Kudoa thyrsites is a microscopic, multicellular parasite belonging to the Myxozoa. Myxozoans are mainly known as parasites of cold blooded invertebrates such as fishes and amphibians. They also have obligate, and lesser known, developmental stages within invertebrate hosts.

Waterborne spores act as infective stages between invertebrate and vertebrate hosts. Most myxozoan life stages are only visible via microscopy and they were considered to be protists until the 1990’s.

Phylogenetic analyses suggest that Myxozoans share a common ancestor with Cnidarians (e.g. jellyfish and corals) and are actually metazoans (animals) with reduced body plans.


The genus Kudoa is composed of over 90 species parasitic on marine and estuarine fishes. Species of Kudoa that infect skeletal muscle are recognized for their impacts on the marketability of commercially important fish hosts, as opposed to causing mortality. These effects usually present as visible cysts or flesh deterioration. No invertebrate hosts have been determined for any member of the genus, although related genera are found in polychaete worms.

K. thyrsites has a broad host range and is known to infect the muscle of over 30 different marine fish from several families around the world. Species familiar to people in BC include sea trout, herring, hake, wild and farmed salmon— both Atlantic and Pacific species – North Pacific arrow tooth flounder, and mahi mahi. Other fish species found to be susceptible are Dover sole and Pacific halibut.

K. thyrsites has no visible pathology but parasite derived enzymes degrade the flesh post mortem. Low levels of infection can go unnoticed in commercially sold fish, but at higher levels of infection the proteolytic activity of the parasite produces extensive myoliquefaction (dissolution or liquefaction of muscular tissue) and the fish meat is no longer commercially viable. K. thyrsites infections can result in substantial economic losses to the finfish aquaculture industry as infected fish have no signs of disease.

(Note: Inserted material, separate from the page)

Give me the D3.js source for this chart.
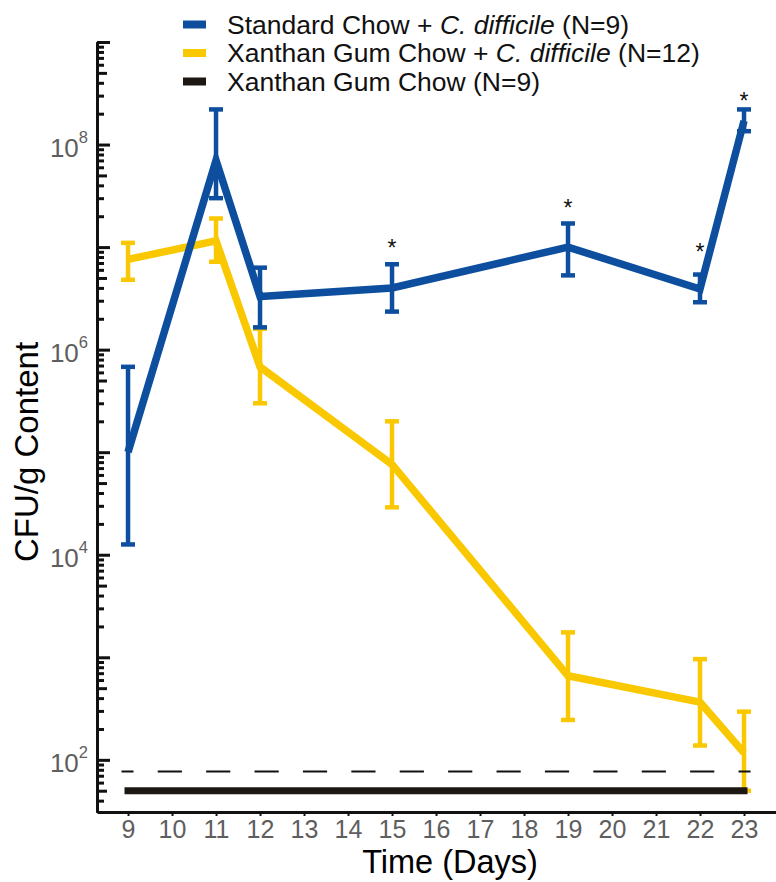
<!DOCTYPE html>
<html>
<head>
<meta charset="utf-8">
<script src="https://cdn.jsdelivr.net/npm/d3@7"></script>
<style>
  body { margin: 0; background: #fff; }
  svg { display: block; }
  text { font-family: "Liberation Sans", Arial, sans-serif; }
</style>
</head>
<body>
<svg id="chart" width="776" height="882"></svg>
<script>
// ---- data (CFU per gram of content, by day) ----
const days = [9, 11, 12, 15, 19, 22, 23];
const xTickDays = d3.range(9, 24);

// Standard Chow + C. difficile
const stdMean  = [1.0e5, 7.0e7, 3.3e6, 4.0e6, 1.0e7, 3.9e6, 1.7e8];
const stdUpper = [6.8e5, 2.2e8, 6.3e6, 6.8e6, 1.7e7, 5.4e6, 2.2e8];
const stdLower = [1.26e4, 3.0e7, 1.65e6, 2.35e6, 5.3e6, 2.9e6, 1.35e8];

// Xanthan Gum Chow + C. difficile
const xgMean  = [7.6e6, 1.15e7, 6.8e5, 7.6e4, 660, 365, 117];
const xgUpper = [1.1e7, 1.9e7, 1.6e6, 2.0e5, 1750, 960, 295];
const xgLower = [4.8e6, 7.2e6, 3.0e5, 2.9e4, 245, 138, 50];

// Xanthan Gum Chow, uninfected
const xgOnlyMean = [50, 50, 50, 50, 50, 50, 50];

// limit of detection
const detectionLimit = 77;

// significance markers
const sigDays = [15, 19, 22, 23];
const sigMarkerAt = [1.1e7, 2.7e7, 1.0e7, 3.0e8];

// axis labels
const yLabelPowers = [2, 4, 6, 8];
const legendItems = [
  { parts: [["Standard Chow + ", false], ["C. difficile", true], [" (N=9)", false]], color: "#0d4f9e" },
  { parts: [["Xanthan Gum Chow + ", false], ["C. difficile", true], [" (N=12)", false]], color: "#fac800" },
  { parts: [["Xanthan Gum Chow (N=9)", false]], color: "#1c1712" }
];

const BLUE = "#0d4f9e", YELLOW = "#fac800", BLACK = "#1c1712", GREY = "#5e5e5e";

const svg = d3.select("#chart");

const x = d3.scaleLinear().domain([8.295, 23.727]).range([97, 776]);
const y = d3.scaleLog().domain([31, 1e9]).range([812, 42]);

// ---- y axis: major, half-decade and minor ticks pointing inward ----
const majorVals = d3.range(2, 10).map(p => Math.pow(10, p));
const halfVals = d3.range(1, 9).map(p => 5 * Math.pow(10, p)).filter(v => v >= 31 && v <= 1e9);
const minorVals = [];
d3.range(1, 9).forEach(p => [2, 3, 4, 6, 7, 8, 9].forEach(m => {
  const v = m * Math.pow(10, p);
  if (v >= 31 && v <= 1e9) minorVals.push(v);
}));

const yAxisG = svg.append("g").attr("transform", "translate(97,0)");
yAxisG.append("g").call(d3.axisLeft(y).tickValues(minorVals).tickSizeInner(-7).tickSizeOuter(0).tickFormat(""));
yAxisG.append("g").call(d3.axisLeft(y).tickValues(halfVals).tickSizeInner(-10).tickSizeOuter(0).tickFormat(""));
yAxisG.append("g").call(d3.axisLeft(y).tickValues(majorVals).tickSizeInner(-13).tickSizeOuter(0).tickFormat(""));
yAxisG.selectAll(".domain").attr("stroke", "#111").attr("stroke-width", 3);
yAxisG.selectAll(".tick line").attr("stroke", "#111").attr("stroke-width", 3);

// powers-of-ten labels
yLabelPowers.forEach(p => {
  const t = svg.append("text")
    .attr("x", 88)
    .attr("y", y(Math.pow(10, p)) + 12)
    .attr("text-anchor", "end")
    .attr("fill", GREY)
    .attr("font-size", 26);
  t.append("tspan").text("10");
  t.append("tspan").attr("dy", -14).attr("font-size", 16.5).text(p);
});

// ---- x axis ----
const xAxisG = svg.append("g").attr("transform", "translate(0,812)")
  .call(d3.axisBottom(x).tickValues(xTickDays).tickSizeInner(4).tickSizeOuter(0).tickPadding(4));
xAxisG.select(".domain").attr("stroke", "#111").attr("stroke-width", 3);
xAxisG.selectAll(".tick line").attr("stroke", "#111").attr("stroke-width", 2);
xAxisG.selectAll(".tick text").attr("fill", GREY).attr("font-size", 25)
  .attr("font-family", "'Liberation Sans', Arial, sans-serif");

// ---- axis titles ----
svg.append("text")
  .attr("transform", "translate(38,452) rotate(-90)")
  .attr("text-anchor", "middle")
  .attr("font-size", 33)
  .attr("fill", "#000")
  .text("CFU/g Content");

svg.append("text")
  .attr("x", 450).attr("y", 873)
  .attr("text-anchor", "middle")
  .attr("font-size", 32.5)
  .attr("fill", "#000")
  .text("Time (Days)");

// ---- series ----
const line = d3.line().x(d => x(d.day)).y(d => y(d.mean));

function drawSeries(mean, upper, lower, color) {
  const pts = days.map((d, i) => ({ day: d, mean: mean[i], upper: upper[i], lower: lower[i] }));
  const g = svg.append("g");
  g.append("path").datum(pts)
    .attr("d", line)
    .attr("fill", "none")
    .attr("stroke", color)
    .attr("stroke-width", 7.5)
    .attr("stroke-linejoin", "miter");
  const eb = g.selectAll(".eb").data(pts).enter().append("g");
  eb.append("line")
    .attr("x1", d => x(d.day)).attr("x2", d => x(d.day))
    .attr("y1", d => y(d.upper)).attr("y2", d => y(d.lower))
    .attr("stroke", color).attr("stroke-width", 4.5);
  ["upper", "lower"].forEach(k => {
    eb.append("line")
      .attr("x1", d => x(d.day) - 7).attr("x2", d => x(d.day) + 7)
      .attr("y1", d => y(d[k])).attr("y2", d => y(d[k]))
      .attr("stroke", color).attr("stroke-width", 4.5);
  });
}

drawSeries(xgMean, xgUpper, xgLower, YELLOW);
drawSeries(stdMean, stdUpper, stdLower, BLUE);

// detection limit
svg.append("line")
  .attr("x1", x(9) - 6.5).attr("x2", x(23) + 6.5)
  .attr("y1", y(detectionLimit)).attr("y2", y(detectionLimit))
  .attr("stroke", "#111").attr("stroke-width", 2.2)
  .attr("stroke-dasharray", "24.2,24.2")
  .attr("stroke-dashoffset", 12.2);

// uninfected xanthan gum group
svg.append("path")
  .datum(days.map((d, i) => ({ day: d, mean: xgOnlyMean[i] })))
  .attr("d", line)
  .attr("fill", "none")
  .attr("stroke", BLACK)
  .attr("stroke-width", 7)
  .attr("stroke-linecap", "square");

// significance asterisks
sigDays.forEach((d, i) => {
  svg.append("text")
    .attr("x", x(d)).attr("y", y(sigMarkerAt[i]) + 13)
    .attr("text-anchor", "middle")
    .attr("font-size", 23)
    .attr("fill", "#111")
    .text("*");
});

// ---- legend ----
const legend = svg.append("g");
legendItems.forEach((item, i) => {
  const cy = 24.5 + i * 28.5;
  legend.append("line")
    .attr("x1", 183).attr("x2", 206)
    .attr("y1", cy).attr("y2", cy)
    .attr("stroke", item.color).attr("stroke-width", 8);
  const t = legend.append("text")
    .attr("x", 227).attr("y", cy + 9)
    .attr("font-size", 26.5)
    .attr("fill", "#111");
  item.parts.forEach(([s, it]) => {
    t.append("tspan").attr("font-style", it ? "italic" : "normal").text(s);
  });
});
</script>
</body>
</html>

Husbandry methods that prevent or minimize exposure to K. thyrsites are unavailable due to limited life-history knowledge of the parasite. K. thyrsites requires an unknown alternate host, and until this host is discovered, empirical trials to understand infection dynamics and to evaluate husbandry methods using controlled exposures are precluded.

The BC Centre for Aquatic Health Sciences Society (BC CAHS) has been retained by Mowi Canada West to develop strategies to understand and mitigate the effects related to Kudoa thyrsites infection in Atlantic salmon (Salmo salar).


Kent, M.L., L. Margolis, D.J.Whitaker, G.E. Hoskins and T.E. McDonald. 1994. Review of Myxosporea of importance to salmonid fisheries and aquaculture in British Columbia. Folia Parasitologica 41: 27–37.

Marshall, W.L., MacWilliam, T. Brown, H., Lamson, H., Morrison, D., Afonso, LOB. 2016. Epidemiology of K. thyrsites (Myxozoa) infections in Atlantic Salmon (Salmo salar) farmed in heavily and lightly impacted regions of British Columbia. Journal of Fish Diseases 39:929-946.

Moran, J.D.W., D.J. Whitaker, M.L. Kent. 1999. A review of myxosporean genus Kudoa Meglistch, 1947, and its impact on the international aquaculture industry commercial fisheries. Aquaculture 172:163-196.